- _Task requirements_:
Write out the records beneath this line exactly as they appear, minus any images.
------------------------------------------------------------
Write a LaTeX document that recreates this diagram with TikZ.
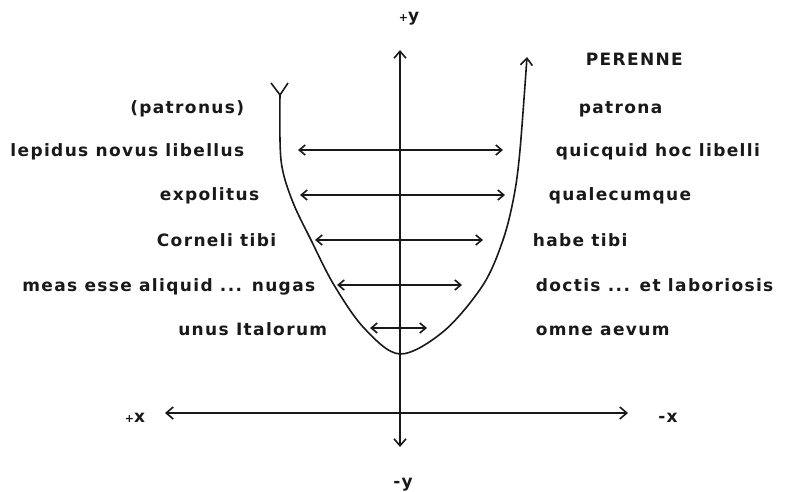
\documentclass[tikz,border=0pt]{standalone}
\usepackage{fontspec}
\setmainfont{DejaVu Sans}[LetterSpace=8]
\usetikzlibrary{arrows.meta}
\definecolor{ink}{RGB}{25,25,25}
\tikzset{
  every picture/.style={color=ink, line width=1.6pt, x=1pt, y=-1pt},
  word/.style={font=\bfseries\fontsize{17}{20}\selectfont, inner sep=0pt, text=ink},
  lword/.style={word, anchor=base east},
  rword/.style={word, anchor=base west},
  axlbl/.style={word, anchor=base},
  axis/.style={{Straight Barb[length=7pt,width=12pt]}-{Straight Barb[length=7pt,width=12pt]}},
  pair/.style={{Straight Barb[length=6pt,width=10pt]}-{Straight Barb[length=6pt,width=10pt]}},
  upward/.style={-{Straight Barb[length=7pt,width=12pt]}},
}
\newcommand{\smallplus}{{\fontsize{11}{11}\selectfont+}}

\begin{document}
\begin{tikzpicture}
  \useasboundingbox (0,0) rectangle (788,492);
  % axes
  \coordinate (ytop) at (400,50);
  \coordinate (ybot) at (400,447);
  \coordinate (xleft) at (165,413);
  \coordinate (xright) at (628,413);
  \draw[axis] (ybot) -- (ytop);
  \draw[axis] (xleft) -- (xright);
  \node[axlbl] (py) at (409,22) {\smallplus y};
  \node[axlbl] (my) at (403,487) {-y};
  \node[axlbl] (px) at (135,422) {\smallplus x};
  \node[axlbl] (mx) at (668,422) {-x};

  % the bowl, with its forked tail on the left arm
  \coordinate (fork) at (280,95);
  \draw (271,83) -- (fork) -- (288,83);
  \draw[upward] plot[smooth, tension=0.55] coordinates {
    (fork) (281,160) (292,200) (311,240) (334,285) (364,328) (400,354)
    (444,331) (483,285) (503,240) (514,196) (520,150) (527,57)};

  % left words
  \node[lword] (patronus) at (245,114) {(patronus)};
  \node[lword] (lepidus) at (245,157) {lepidus novus libellus};
  \node[lword] (expolitus) at (260,201) {expolitus};
  \node[lword] (corneli) at (277,247) {Corneli tibi};
  \node[lword] (nugas) at (316,291) {meas esse aliquid ... nugas};
  \node[lword] (unus) at (328,335) {unus Italorum};

  % right words
  \node[rword] (perenne) at (585,66) {PERENNE};
  \node[rword] (patrona) at (578,114) {patrona};
  \node[rword] (quicquid) at (555,157) {quicquid hoc libelli};
  \node[rword] (qualecumque) at (548,201) {qualecumque};
  \node[rword] (habe) at (532,247) {habe tibi};
  \node[rword] (doctis) at (535,291) {doctis ... et laboriosis};
  \node[rword] (omne) at (535,335) {omne aevum};

  % pairings across the bowl
  \foreach \y/\a/\b [count=\i] in {150/298/503, 195/300/505, 240/315/483, 285/337/462, 328/370/427} {
    \coordinate (l\i) at (\a,\y);
    \coordinate (r\i) at (\b,\y);
    \draw[pair] (l\i) -- (r\i);
  }
\end{tikzpicture}
\end{document}
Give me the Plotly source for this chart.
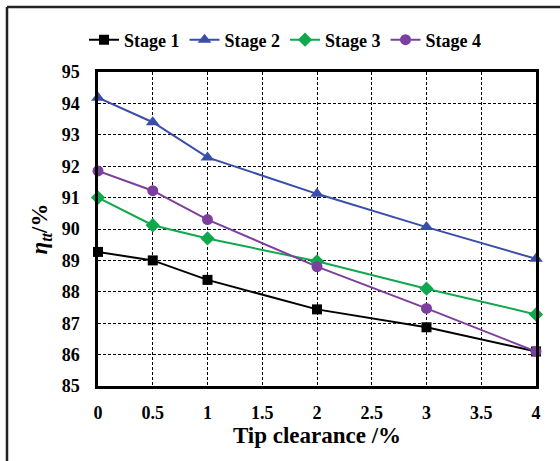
import plotly.graph_objects as go

x_vals = [0, 0.5, 1, 2, 3, 4]
stage1 = [89.27, 89.0, 88.38, 87.44, 86.87, 86.1]
stage2 = [94.18, 93.4, 92.28, 91.12, 90.06, 89.05]
stage3 = [91.0, 90.12, 89.7, 88.97, 88.1, 87.28]
stage4 = [91.85, 91.22, 90.3, 88.8, 87.47, 86.1]

series_names = ["Stage 1", "Stage 2", "Stage 3", "Stage 4"]
series_vals = [stage1, stage2, stage3, stage4]
colors = ["#000000", "#3A4DAA", "#10A84C", "#7D3F9E"]
symbols = ["square", "triangle-up", "diamond", "circle"]
msizes = [10, 12, 11, 11]

x_ticks = [0, 0.5, 1, 1.5, 2, 2.5, 3, 3.5, 4]
x_tick_labels = ["0", "0.5", "1", "1.5", "2", "2.5", "3", "3.5", "4"]
y_ticks = [85, 86, 87, 88, 89, 90, 91, 92, 93, 94, 95]

FONT = "Liberation Serif"

fig = go.Figure()
for name, vals, c, s, ms in zip(series_names, series_vals, colors, symbols, msizes):
    fig.add_trace(go.Scatter(
        x=x_vals, y=vals, name=name, mode="lines+markers",
        line=dict(color=c, width=2),
        marker=dict(symbol=s, size=ms, color=c),
        cliponaxis=False,
    ))

W, H = 560, 461
ml, mr, mt, mb = 98, 24, 72, 75
pw, ph = W - ml - mr, H - mt - mb
fx = (7 - ml) / pw
fy = 1 + (mt - 7) / ph

fig.update_layout(
    width=W, height=H,
    margin=dict(l=ml, r=mr, t=mt, b=mb, pad=0),
    paper_bgcolor="white", plot_bgcolor="white",
    font=dict(family=FONT, size=18, color="black", weight="bold"),
    showlegend=True,
    legend=dict(orientation="h", x=0.427, xanchor="center", y=1 + (mt - 40) / ph, yanchor="middle",
                font=dict(family=FONT, size=18, color="black", weight="bold"),
                itemwidth=30, tracegroupgap=0, bgcolor="rgba(0,0,0,0)"),
    shapes=[
        dict(type="line", xref="paper", yref="paper", x0=fx, x1=1.2, y0=fy, y1=fy,
             line=dict(color="#222222", width=2.5)),
        dict(type="line", xref="paper", yref="paper", x0=fx, x1=fx, y0=fy, y1=-0.3,
             line=dict(color="#222222", width=2.5)),
    ],
)

fig.update_xaxes(
    range=[0, 4], tickvals=x_ticks, ticktext=x_tick_labels,
    showgrid=True, gridcolor="black", gridwidth=1.2, griddash="3px,2px",
    showline=True, linecolor="black", linewidth=2.5, mirror=True,
    ticks="", ticklabelstandoff=9, zeroline=False,
    tickfont=dict(family=FONT, size=18, weight="bold"),
    title=dict(text="Tip clearance /%", font=dict(family=FONT, size=23, weight="bold"), standoff=0),
)
fig.update_yaxes(
    range=[85, 95], tickvals=y_ticks,
    showgrid=True, gridcolor="black", gridwidth=1.2, griddash="3px,2px",
    showline=True, linecolor="black", linewidth=2.5, mirror=True,
    ticks="", ticklabelstandoff=12, zeroline=False,
    tickfont=dict(family=FONT, size=18, weight="bold"),
    title=dict(text="<i>η</i><sub><i>tt</i></sub>/%", font=dict(family=FONT, size=23, weight="bold"), standoff=8),
)

fig.write_html("out.html", post_script="document.body.style.margin='0';", config={"displayModeBar": False})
------------------------------------------------------------
- _Output of the exercise_:
Write a LaTeX document that recreates this diagram with TikZ.
\documentclass[tikz,border=0pt]{standalone}
\usepackage{fontspec}
\setmainfont{DejaVu Sans}[LetterSpace=8]
\usetikzlibrary{arrows.meta}
\definecolor{ink}{RGB}{25,25,25}
\tikzset{
  every picture/.style={color=ink, line width=1.6pt, x=1pt, y=-1pt},
  word/.style={font=\bfseries\fontsize{17}{20}\selectfont, inner sep=0pt, text=ink},
  lword/.style={word, anchor=base east},
  rword/.style={word, anchor=base west},
  axlbl/.style={word, anchor=base},
  axis/.style={{Straight Barb[length=7pt,width=12pt]}-{Straight Barb[length=7pt,width=12pt]}},
  pair/.style={{Straight Barb[length=6pt,width=10pt]}-{Straight Barb[length=6pt,width=10pt]}},
  upward/.style={-{Straight Barb[length=7pt,width=12pt]}},
}
\newcommand{\smallplus}{{\fontsize{11}{11}\selectfont+}}

\begin{document}
\begin{tikzpicture}
  \useasboundingbox (0,0) rectangle (788,492);
  % axes
  \coordinate (ytop) at (400,50);
  \coordinate (ybot) at (400,447);
  \coordinate (xleft) at (165,413);
  \coordinate (xright) at (628,413);
  \draw[axis] (ybot) -- (ytop);
  \draw[axis] (xleft) -- (xright);
  \node[axlbl] (py) at (409,22) {\smallplus y};
  \node[axlbl] (my) at (403,487) {-y};
  \node[axlbl] (px) at (135,422) {\smallplus x};
  \node[axlbl] (mx) at (668,422) {-x};

  % the bowl, with its forked tail on the left arm
  \coordinate (fork) at (280,95);
  \draw (271,83) -- (fork) -- (288,83);
  \draw[upward] plot[smooth, tension=0.55] coordinates {
    (fork) (281,160) (292,200) (311,240) (334,285) (364,328) (400,354)
    (444,331) (483,285) (503,240) (514,196) (520,150) (527,57)};

  % left words
  \node[lword] (patronus) at (245,114) {(patronus)};
  \node[lword] (lepidus) at (245,157) {lepidus novus libellus};
  \node[lword] (expolitus) at (260,201) {expolitus};
  \node[lword] (corneli) at (277,247) {Corneli tibi};
  \node[lword] (nugas) at (316,291) {meas esse aliquid ... nugas};
  \node[lword] (unus) at (328,335) {unus Italorum};

  % right words
  \node[rword] (perenne) at (585,66) {PERENNE};
  \node[rword] (patrona) at (578,114) {patrona};
  \node[rword] (quicquid) at (555,157) {quicquid hoc libelli};
  \node[rword] (qualecumque) at (548,201) {qualecumque};
  \node[rword] (habe) at (532,247) {habe tibi};
  \node[rword] (doctis) at (535,291) {doctis ... et laboriosis};
  \node[rword] (omne) at (535,335) {omne aevum};

  % pairings across the bowl
  \foreach \y/\a/\b [count=\i] in {150/298/503, 195/300/505, 240/315/483, 285/337/462, 328/370/427} {
    \coordinate (l\i) at (\a,\y);
    \coordinate (r\i) at (\b,\y);
    \draw[pair] (l\i) -- (r\i);
  }
\end{tikzpicture}
\end{document}
Give me the Plotly source for this chart.
import plotly.graph_objects as go

x_vals = [0, 0.5, 1, 2, 3, 4]
stage1 = [89.27, 89.0, 88.38, 87.44, 86.87, 86.1]
stage2 = [94.18, 93.4, 92.28, 91.12, 90.06, 89.05]
stage3 = [91.0, 90.12, 89.7, 88.97, 88.1, 87.28]
stage4 = [91.85, 91.22, 90.3, 88.8, 87.47, 86.1]

series_names = ["Stage 1", "Stage 2", "Stage 3", "Stage 4"]
series_vals = [stage1, stage2, stage3, stage4]
colors = ["#000000", "#3A4DAA", "#10A84C", "#7D3F9E"]
symbols = ["square", "triangle-up", "diamond", "circle"]
msizes = [10, 12, 11, 11]

x_ticks = [0, 0.5, 1, 1.5, 2, 2.5, 3, 3.5, 4]
x_tick_labels = ["0", "0.5", "1", "1.5", "2", "2.5", "3", "3.5", "4"]
y_ticks = [85, 86, 87, 88, 89, 90, 91, 92, 93, 94, 95]

FONT = "Liberation Serif"

fig = go.Figure()
for name, vals, c, s, ms in zip(series_names, series_vals, colors, symbols, msizes):
    fig.add_trace(go.Scatter(
        x=x_vals, y=vals, name=name, mode="lines+markers",
        line=dict(color=c, width=2),
        marker=dict(symbol=s, size=ms, color=c),
        cliponaxis=False,
    ))

W, H = 560, 461
ml, mr, mt, mb = 98, 24, 72, 75
pw, ph = W - ml - mr, H - mt - mb
fx = (7 - ml) / pw
fy = 1 + (mt - 7) / ph

fig.update_layout(
    width=W, height=H,
    margin=dict(l=ml, r=mr, t=mt, b=mb, pad=0),
    paper_bgcolor="white", plot_bgcolor="white",
    font=dict(family=FONT, size=18, color="black", weight="bold"),
    showlegend=True,
    legend=dict(orientation="h", x=0.427, xanchor="center", y=1 + (mt - 40) / ph, yanchor="middle",
                font=dict(family=FONT, size=18, color="black", weight="bold"),
                itemwidth=30, tracegroupgap=0, bgcolor="rgba(0,0,0,0)"),
    shapes=[
        dict(type="line", xref="paper", yref="paper", x0=fx, x1=1.2, y0=fy, y1=fy,
             line=dict(color="#222222", width=2.5)),
        dict(type="line", xref="paper", yref="paper", x0=fx, x1=fx, y0=fy, y1=-0.3,
             line=dict(color="#222222", width=2.5)),
    ],
)

fig.update_xaxes(
    range=[0, 4], tickvals=x_ticks, ticktext=x_tick_labels,
    showgrid=True, gridcolor="black", gridwidth=1.2, griddash="3px,2px",
    showline=True, linecolor="black", linewidth=2.5, mirror=True,
    ticks="", ticklabelstandoff=9, zeroline=False,
    tickfont=dict(family=FONT, size=18, weight="bold"),
    title=dict(text="Tip clearance /%", font=dict(family=FONT, size=23, weight="bold"), standoff=0),
)
fig.update_yaxes(
    range=[85, 95], tickvals=y_ticks,
    showgrid=True, gridcolor="black", gridwidth=1.2, griddash="3px,2px",
    showline=True, linecolor="black", linewidth=2.5, mirror=True,
    ticks="", ticklabelstandoff=12, zeroline=False,
    tickfont=dict(family=FONT, size=18, weight="bold"),
    title=dict(text="<i>η</i><sub><i>tt</i></sub>/%", font=dict(family=FONT, size=23, weight="bold"), standoff=8),
)

fig.write_html("out.html", post_script="document.body.style.margin='0';", config={"displayModeBar": False})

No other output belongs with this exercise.